Norway's O'Horten made its Portland debut last fall at the Portland International Film Festival—and as it's undeniably a "foreign movie about old people," it's very possible that plenty of moviegoers under the age of 35 missed this weird, moving little film the first time around. O'Horten sets out to disprove an equation that young folk calculate each time we see an old person eating a tuna melt by themselves, paying bus fare in nickels, or filling a shopping basket with single serving soup cans and cat food: elderly + alone = depressing.

The film's title character, Odd Horten (Baarde Owe), is retiring after a 40-year career spent operating a train. It's clear that he's a private man, though friendly enough—but when he breaks habit to go out for drinks with his coworkers on his last day of work, he finds himself locked out of the apartment building where his colleagues are meeting. His solution? To climb some construction scaffolding and enter the apartment building through an open window, where he finds himself in the bedroom of a young boy, awake, who insists that Odd stay until the child falls asleep.
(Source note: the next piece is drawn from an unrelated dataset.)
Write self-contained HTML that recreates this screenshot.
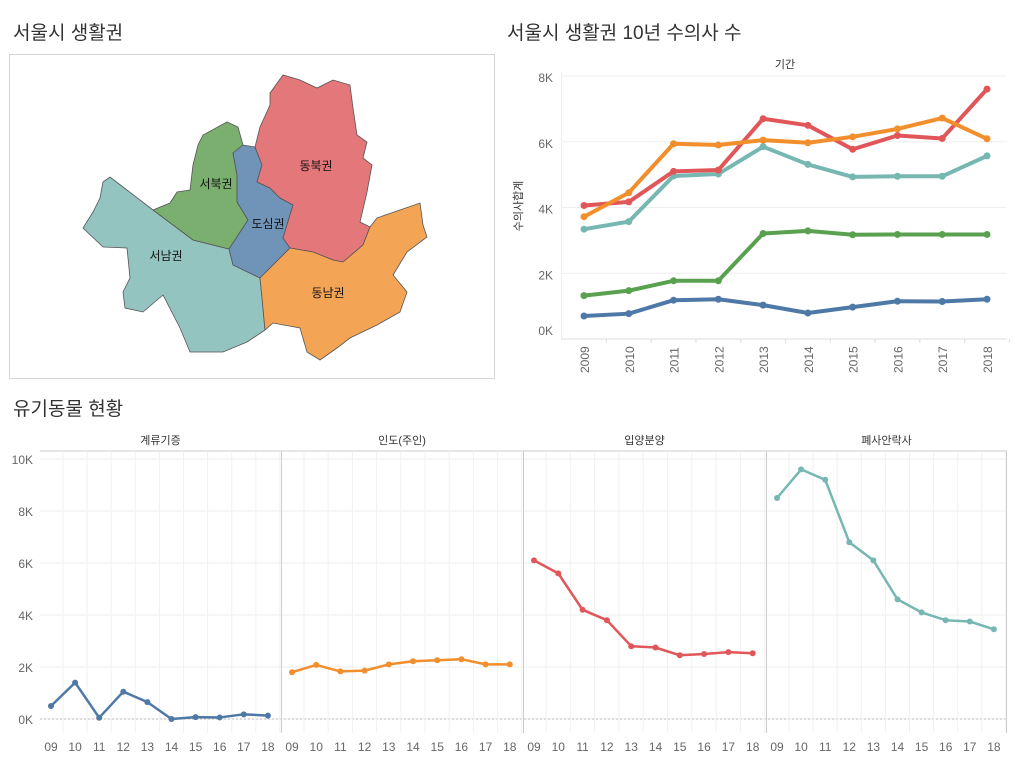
<!DOCTYPE html>
<html><head><meta charset="utf-8">
<style>
body{margin:0;background:#fff;width:1017px;height:760px;overflow:hidden;font-family:"Liberation Sans","Noto Sans CJK KR",sans-serif;}
.title{position:absolute;font-size:19px;color:#333;}
svg{position:absolute;left:0;top:0;}
</style></head>
<body>
<div class="title" style="left:13px;top:18px">서울시 생활권</div>
<div class="title" style="left:507px;top:18px">서울시 생활권 10년 수의사 수</div>
<div class="title" style="left:13px;top:394px">유기동물 현황</div>
<svg id="svg" width="1017" height="760">
<g stroke="#555" stroke-width="0.8" font-size="12" font-family="Liberation Sans, Noto Sans CJK KR, sans-serif">
<rect x="9.5" y="54.5" width="485" height="324" fill="none" stroke="#ccc"/>
<polygon fill="#93c4c0" points="153,210 110,177 103,182 100,198 93,212 83,228 103,247 127,248 130,278 123,292 125,308 143,312 163,295 180,328 190,352 223,352 247,342 265,330 262,298 260,278 233,265 229,249 193,240"/>
<polygon fill="#7aaf6f" points="243,145 238,127 227,122 203,135 198,145 193,165 190,190 177,192 170,203 153,210 193,240 229,249 248,220 237,202 237,175 233,153"/>
<polygon fill="#7093b8" points="233,153 243,145 255,147 262,165 257,182 270,188 280,198 293,205 283,238 290,248 260,278 233,265 229,249 248,220 237,202 237,175"/>
<polygon fill="#e4777a" points="255,147 260,127 270,105 270,93 283,75 300,80 317,88 333,80 350,85 353,108 357,135 367,142 363,158 372,165 367,192 360,222 370,227 363,245 343,262 333,260 313,252 290,248 283,238 293,205 280,198 270,188 257,182 262,165"/>
<polygon fill="#f4a455" points="290,248 313,252 333,260 343,262 363,245 370,227 377,218 400,210 420,203 423,225 427,237 407,252 393,275 407,292 400,312 377,325 350,338 337,348 320,360 307,352 300,328 273,323 265,330 262,298 260,278"/>
<g stroke="none" fill="#111">
<text x="316" y="170" text-anchor="middle">동북권</text>
<text x="216" y="188" text-anchor="middle">서북권</text>
<text x="268" y="228" text-anchor="middle">도심권</text>
<text x="166" y="260" text-anchor="middle">서남권</text>
<text x="328" y="297" text-anchor="middle">동남권</text>
</g>
</g>
<g id="topchart"></g>
<g id="bottomchart"></g>
</svg>
<script>
const years=["2009","2010","2011","2012","2013","2014","2015","2016","2017","2018"];
const topTicks=[0,2,4,6,8];
const vetDongbuk=[4.06,4.17,5.1,5.14,6.7,6.5,5.77,6.19,6.1,7.6];
const vetDongnam=[3.72,4.45,5.94,5.9,6.05,5.97,6.15,6.39,6.72,6.09];
const vetSeonam=[3.34,3.57,4.96,5.02,5.85,5.31,4.93,4.95,4.95,5.57];
const vetSeobuk=[1.32,1.47,1.77,1.77,3.21,3.29,3.17,3.18,3.18,3.18];
const vetDosim=[0.7,0.77,1.18,1.21,1.03,0.79,0.97,1.15,1.14,1.21];
const shortYears=["09","10","11","12","13","14","15","16","17","18"];
const panels=["계류기증","인도(주인)","입양분양","폐사안락사"];
const botTicks=[0,2,4,6,8,10];
const animalReturn=[0.5,1.4,0.05,1.05,0.65,0,0.07,0.06,0.18,0.13];
const animalOwner=[1.8,2.08,1.83,1.86,2.1,2.22,2.26,2.3,2.1,2.1];
const animalAdopt=[6.1,5.6,4.2,3.8,2.8,2.75,2.45,2.5,2.57,2.53];
const animalDeath=[8.5,9.6,9.2,6.8,6.1,4.6,4.1,3.8,3.75,3.45];
const NS="http://www.w3.org/2000/svg";
function mk(p,t,a){const e=document.createElementNS(NS,t);for(const k in a)e.setAttribute(k,a[k]);p.appendChild(e);return e;}
const F="Liberation Sans, Noto Sans CJK KR, sans-serif";
const topG=document.getElementById('topchart');
const tx=i=>584+i*(987-584)/(years.length-1);
const ty=v=>339-v*(339-76)/8;
topTicks.forEach(t=>{
 const l=mk(topG,'line',{x1:561,x2:1007,y1:ty(t),y2:ty(t),stroke:t==0?'#ddd':'#eee'});
 
 const tt=mk(topG,'text',{x:553,y:ty(t)+(t==0?-4:6),'text-anchor':'end','font-size':12,fill:'#666','font-family':F});
 tt.textContent=t+'K';
 
});
mk(topG,'line',{x1:561.5,x2:561.5,y1:72,y2:339,stroke:'#eee'});
years.forEach((y,i)=>{
 const t=mk(topG,'text',{transform:`translate(${tx(i)+5},373) rotate(-90)`,'font-size':12,fill:'#666','font-family':F});
 t.textContent=y;
 
 mk(topG,'line',{x1:tx(i)+22.4,x2:tx(i)+22.4,y1:339,y2:343,stroke:'#ddd'});
});
let e=mk(topG,'text',{x:785,y:68,'text-anchor':'middle','font-size':11,fill:'#333','font-family':F});e.textContent='기간';

e=mk(topG,'text',{transform:'translate(522,206) rotate(-90)','text-anchor':'middle','font-size':11,fill:'#333','font-family':F});e.textContent='수의사합계';

[[vetSeonam,'#76b7b2','seonam'],[vetSeobuk,'#59a14f','seobuk'],[vetDosim,'#4e79a7','dosim'],[vetDongbuk,'#e15759','dongbuk'],[vetDongnam,'#f28e2b','dongnam']].forEach(([s,c,n])=>{
 const p=mk(topG,'polyline',{points:s.map((v,i)=>tx(i)+','+ty(v)).join(' '),fill:'none',stroke:c,'stroke-width':4,'stroke-linejoin':'round'});
 
 s.forEach((v,i)=>{const d=mk(topG,'circle',{cx:tx(i),cy:ty(v),r:3.5,fill:c});
  });
});
const botG=document.getElementById('bottomchart');
const by=v=>719-v*(719-459)/10;
const pl=[40,281,523,766],pw=[241,242,243,241];
botTicks.forEach(t=>{
 const l=mk(botG,'line',{x1:40,x2:1007,y1:by(t),y2:by(t),stroke:'#eee'});
 
 const tt=mk(botG,'text',{x:33,y:by(t)+5,'text-anchor':'end','font-size':12,fill:'#666','font-family':F});
 tt.textContent=t+'K';
 
});
mk(botG,'line',{x1:40,x2:1007,y1:719,y2:719,stroke:'#bbb','stroke-dasharray':'2,2'});
mk(botG,'line',{x1:40,x2:1007,y1:451,y2:451,stroke:'#ccc'});
const series=[[animalReturn,'#4e79a7'],[animalOwner,'#f28e2b'],[animalAdopt,'#e15759'],[animalDeath,'#76b7b2']];
panels.forEach((name,k)=>{
 const x0=pl[k],w=pw[k],bx=i=>x0+11+i*w/10;
 if(k>0){mk(botG,'line',{x1:x0+0.5,x2:x0+0.5,y1:451,y2:733,stroke:'#ccc'});}
 const h=mk(botG,'text',{x:x0+w/2,y:444,'text-anchor':'middle','font-size':11,fill:'#333','font-family':F});h.textContent=name;
 
 shortYears.forEach((y,i)=>{
  mk(botG,'line',{x1:bx(i)+12,x2:bx(i)+12,y1:451,y2:733,stroke:'#f1f1f1'});
  const t=mk(botG,'text',{x:bx(i),y:751,'text-anchor':'middle','font-size':12,fill:'#666','font-family':F});t.textContent=y;
  
 });
 const [s,c]=series[k];
 const p=mk(botG,'polyline',{points:s.map((v,i)=>bx(i)+','+by(v)).join(' '),fill:'none',stroke:c,'stroke-width':2.5,'stroke-linejoin':'round'});
 
 s.forEach((v,i)=>{const d=mk(botG,'circle',{cx:bx(i),cy:by(v),r:3,fill:c});
  });
});
mk(botG,'line',{x1:1006.5,x2:1006.5,y1:451,y2:733,stroke:'#ccc'});
</script>
</body></html>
The nerve-wracking scene that ensues sets the pace for the rest of this strange and endearing little film, as the observant and impassive Odd moves from one understated-but-outlandish situation to the next.

Director Bent Hamer's offbeat sense of humor is thrown into strange relief against the film's chilly, windswept backdrop—as though jokes are told, but the snow muffles any laughter. And through it all, a sense of anticipation ever threatens to tip into menace. O'Horten is a strange little movie about a man puzzling out what it means to live when life as he's known it for 40 years has abruptly changed—and far from depressing, it's full of mystery, humor, and possibility.